Sunday, March 6, 2016
Oh, yeah. I've been drunk once or twice. Some times are especially memorable like when I was in Grand Junction, Colorado, Utah.....or somewhere.
I flew out there to visit my friend Dave, who had moved out there when his father was lost in a light plane crash. Dave went out to make the arrangements and loved the place so much he never left. Dave became so much a part of the west that he developed a long, slow Texas drawl to his speech, and a black Stetson cowboy had become part of his persona. You might think you were dealing with John Wayne, but Dave was actually Jewish!
Dave was living with a nice girl, who had a really hot looking, recently single friend. Dave' girlfriend couldn't help but meddle, so the four of us ended up bar hopping in Colorado until Dave wanted to go to a bar in Utah, or something.
Now, let me be very clear about this part: She was smoking hot. Smokin'.
We are going down the road in what looked to me like another planet (we don't have much desert or cactus in Florida) when the girl pulls out some peyote. I had never heard of the stuff, and she insists "Oh, it's just a cactus that will give you a little buzz." Oh, sure. A little buzz would be ok.
I mean, it's just a cactus. How bad could that be?
Surprise! Now it really does look like another planet. We are flying down highway 69 (or something) and I am looking out the window, waving at all the cactus that I am convinced are waving back at me. Oh, look at all the friendly green people!
We end up at this absolute dive of a place, again maybe somewhere in Utah ......or somewhere. If I recall correctly, it was called "Roadhouse 69" (or something), but I am too wasted to know. We are drinking and dancing, and all the girl keeps talking about is how badly she wanted to get me out of there, except we are out in the middle of nowhere. Even to the faster music she insists on slow dancing very, very, very close to me. It could not have been any closer, and it certainly couldn't have been any more comfortable.

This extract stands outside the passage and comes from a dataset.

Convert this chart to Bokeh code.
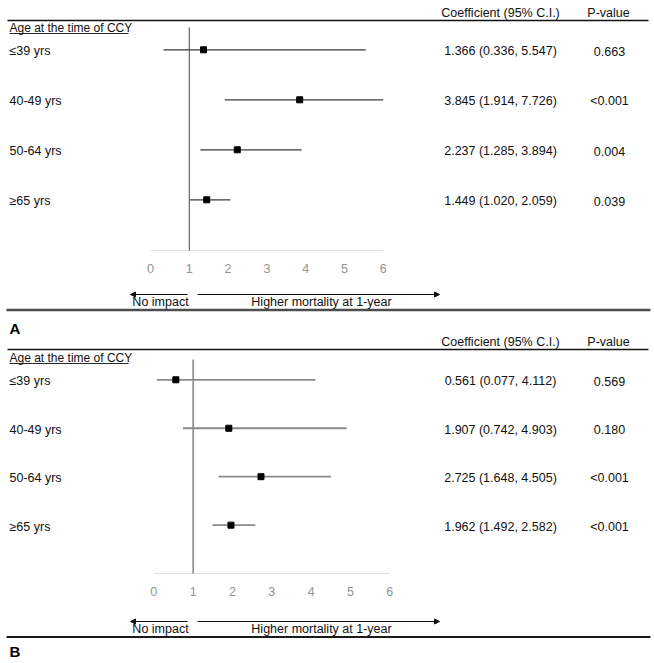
import numpy as np
from bokeh.plotting import figure
from bokeh.models import Range1d, ColumnDataSource, Arrow, NormalHead
from bokeh.core.properties import value
from bokeh.embed import file_html
from bokeh.resources import INLINE

# ---- data ----
ages = ["\u226439 yrs", "40-49 yrs", "50-64 yrs", "\u226565 yrs"]
coef_a = [1.366, 3.845, 2.237, 1.449]
low_a = [0.336, 1.914, 1.285, 1.020]
high_a = [5.547, 7.726, 3.894, 2.059]
p_a = ["0.663", "<0.001", "0.004", "0.039"]

coef_b = [0.561, 1.907, 2.725, 1.962]
low_b = [0.077, 0.742, 1.648, 1.492]
high_b = [4.112, 4.903, 4.505, 2.582]
p_b = ["0.569", "0.180", "<0.001", "<0.001"]

ticks = [0, 1, 2, 3, 4, 5, 6]
group_title = "Age at the time of CCY"
col_coef = "Coefficient (95% C.I.)"
col_p = "P-value"
arrow_left = "No impact"
arrow_right = "Higher mortality at 1-year"

# ---- layout (page pixels; the figure sits at the page origin) ----
W, H = 654, 663
PX0, PY0 = 0, 0
FONT = value("Liberation Sans")
FS = "12.5px"


def val_range(x_at0, px_per_unit):
    return Range1d((PX0 - x_at0) / px_per_unit, (PX0 + W - x_at0) / px_per_unit)


def row_range(y_first, dy):
    return Range1d((PY0 + H - y_first) / dy, (PY0 - y_first) / dy)


p = figure(width=W, height=H, min_border=0, output_backend="svg",
           toolbar_location=None, x_axis_location=None, y_axis_location=None,
           x_range=Range1d(PX0, PX0 + W), y_range=Range1d(PY0 + H, PY0))
p.grid.visible = False
p.outline_line_color = None
p.background_fill_color = "white"
p.border_fill_color = "white"

panels = [
    dict(name="A", coef=coef_a, low=low_a, high=high_a, pv=p_a,
         x0=150.0, ppu=38.8, y_first=49.3, dy=50.0,
         head_y=12.5, rule_top=20.0, title_y=27.0, vtop=27.0, base_y=250.0,
         tick_y=268.0, arrow_y=294.0, rule_bot=309.5, rule_bot_w=2.5,
         rule_bot_color="#4d4d4d", label_y=327.5, whisk="#3a3a3a", whisk_w=1.2),
    dict(name="B", coef=coef_b, low=low_b, high=high_b, pv=p_b,
         x0=153.3, ppu=39.33, y_first=379.3, dy=48.45,
         head_y=341.5, rule_top=349.0, title_y=357.0, vtop=359.0, base_y=573.0,
         tick_y=591.0, arrow_y=621.0, rule_bot=636.5, rule_bot_w=2.2,
         rule_bot_color="#1a1a1a", label_y=650.5, whisk="#8a8a8a", whisk_w=1.8),
]

xr = {}
yr = {}
for pan in panels:
    xr["v" + pan["name"]] = val_range(pan["x0"], pan["ppu"])
    yr["r" + pan["name"]] = row_range(pan["y_first"], pan["dy"])
p.extra_x_ranges = xr
p.extra_y_ranges = yr

for pan in panels:
    vx = "v" + pan["name"]
    ry = "r" + pan["name"]
    n = len(ages)
    idx = list(range(n))
    hi_clip = list(np.minimum(pan["high"], max(ticks)))
    src = ColumnDataSource(dict(
        row=idx, age=ages, coef=pan["coef"], low=pan["low"], high=hi_clip,
        ctext=[f"{c:.3f} ({l:.3f}, {h:.3f})" for c, l, h in zip(pan["coef"], pan["low"], pan["high"])],
        ptext=pan["pv"],
    ))

    # header texts and rules
    p.text(x=[500], y=[pan["head_y"]], text=[col_coef], text_font=FONT, text_font_size=FS,
           text_align="center", text_baseline="middle", text_color="#111111")
    p.text(x=[608], y=[pan["head_y"]], text=[col_p], text_font=FONT, text_font_size=FS,
           text_align="center", text_baseline="middle", text_color="#111111")
    p.segment(x0=[7], x1=[648], y0=[pan["rule_top"]], y1=[pan["rule_top"]],
              line_color="#111111", line_width=1.6)
    p.text(x=[9], y=[pan["title_y"]], text=[group_title], text_font=FONT, text_font_size="12px",
           text_align="left", text_baseline="middle", text_color="#111111")
    p.segment(x0=[9], x1=[128], y0=[pan["title_y"] + 6], y1=[pan["title_y"] + 6],
              line_color="#111111", line_width=0.9)

    # row labels and table values
    p.text(x=9, y="row", text="age", source=src, y_range_name=ry, text_font=FONT,
           text_font_size=FS, text_align="left", text_baseline="middle",
           y_offset=1.5, text_color="#111111")
    p.text(x=500, y="row", text="ctext", source=src, y_range_name=ry, text_font=FONT,
           text_font_size=FS, text_align="center", text_baseline="middle",
           y_offset=1.5, text_color="#111111")
    p.text(x=609, y="row", text="ptext", source=src, y_range_name=ry, text_font=FONT,
           text_font_size=FS, text_align="center", text_baseline="middle",
           y_offset=1.5, text_color="#111111")

    # axis baseline, reference line, ticks
    p.segment(x0=[min(ticks)], x1=[max(ticks)], y0=[pan["base_y"]], y1=[pan["base_y"]],
              x_range_name=vx, line_color="#e2e2e2", line_width=1.2)
    p.segment(x0=[1], x1=[1], y0=[pan["vtop"]], y1=[pan["base_y"]],
              x_range_name=vx, line_color="#555555", line_width=1.1)
    p.text(x=ticks, y=[pan["tick_y"]] * len(ticks), text=[str(t) for t in ticks],
           x_range_name=vx, text_font=FONT, text_font_size=FS, text_align="center",
           text_baseline="middle", text_color="#929292")

    # whiskers and points
    p.segment(x0="low", x1="high", y0="row", y1="row", source=src,
              x_range_name=vx, y_range_name=ry, line_color=pan["whisk"], line_width=pan["whisk_w"])
    p.scatter(x="coef", y="row", source=src, x_range_name=vx, y_range_name=ry,
              marker="square", size=6, fill_color="black", line_color="black")

    # direction arrows
    ay = pan["arrow_y"]
    p.add_layout(Arrow(x_start=187, y_start=ay, x_end=130, y_end=ay,
                       line_color="#111111", line_width=1,
                       end=NormalHead(size=5, fill_color="#111111", line_color="#111111")))
    p.add_layout(Arrow(x_start=197, y_start=ay, x_end=439, y_end=ay,
                       line_color="#111111", line_width=1,
                       end=NormalHead(size=5, fill_color="#111111", line_color="#111111")))
    p.text(x=[160], y=[ay + 7.5], text=[arrow_left], text_font=FONT, text_font_size=FS,
           text_align="center", text_baseline="middle", text_color="#111111")
    p.text(x=[321], y=[ay + 7.5], text=[arrow_right], text_font=FONT, text_font_size=FS,
           text_align="center", text_baseline="middle", text_color="#111111")

    # bottom rule and panel label
    p.segment(x0=[6], x1=[650], y0=[pan["rule_bot"]], y1=[pan["rule_bot"]],
              line_color=pan["rule_bot_color"], line_width=pan["rule_bot_w"])
    p.text(x=[9], y=[pan["label_y"]], text=[pan["name"]], text_font=FONT,
           text_font_size="15px", text_font_style="bold", text_align="left",
           text_baseline="middle", text_color="#000000")

open("out.html", "w").write(file_html(p, INLINE))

Remember, She was smoking hot.
Things were looking pretty sweet. She suggests we go out to the car when her recently former boyfriend shows up. He wants to talk and get back together with her. I'm only visiting and probably won't ever see her again, so being a nice guy and all (as well as wasted), I didn't want to screw things up for her. I'm going home in a few days, and I am so drunk and tripping so badly it was easier to play along and tell her to go talk to him. I mean, the guy was crying, so it would probably be a short conversation.
Except it wasn't.
After about an hour, do the math. I'm trapped in this bar out in the middle of god forsaken nowhere, and can't go anywhere to get away from this blatant rejection being rubbed in my nose. I'm a single guy and there's all sorts of hot chicks running around in shorts, skimpy tank tops (braless, of course) and cowboy hats. They are dancing, jumping up and down ...all drunk, and single, of course .... but I'm on a stinking bad blind date and can't do so much as dance with one of them or I'm gonna look like a bad guy.
As we were sitting there watching it all unfold, Dave leans across the table, pushes his Stetson back on his head a little and in that long Texas drawl says "You're in a foreign county now, son. Around here when a girl treats you like that, we just get shitface drunk and chase all the other women."
Well, why waste a good buzz, eh? I danced with every woman in the place, drank as much beer, got as drunk and raised as much hell as I could. I actually forgot I was having a bad time until they threw me out for relieving myself in the lady's room sink. I don't remember that part but Dave swears I did it.
Then in the parking lot, the girl's boyfriend came over and started a fight with me because I was treating her so badly on our "date." I'm so drunk I didn't have a chance, but it didn't matter. Dave kicked his ass and I went home with my "date."
I have always wanted to go back to Colorado, or Utah ..... or somewhere.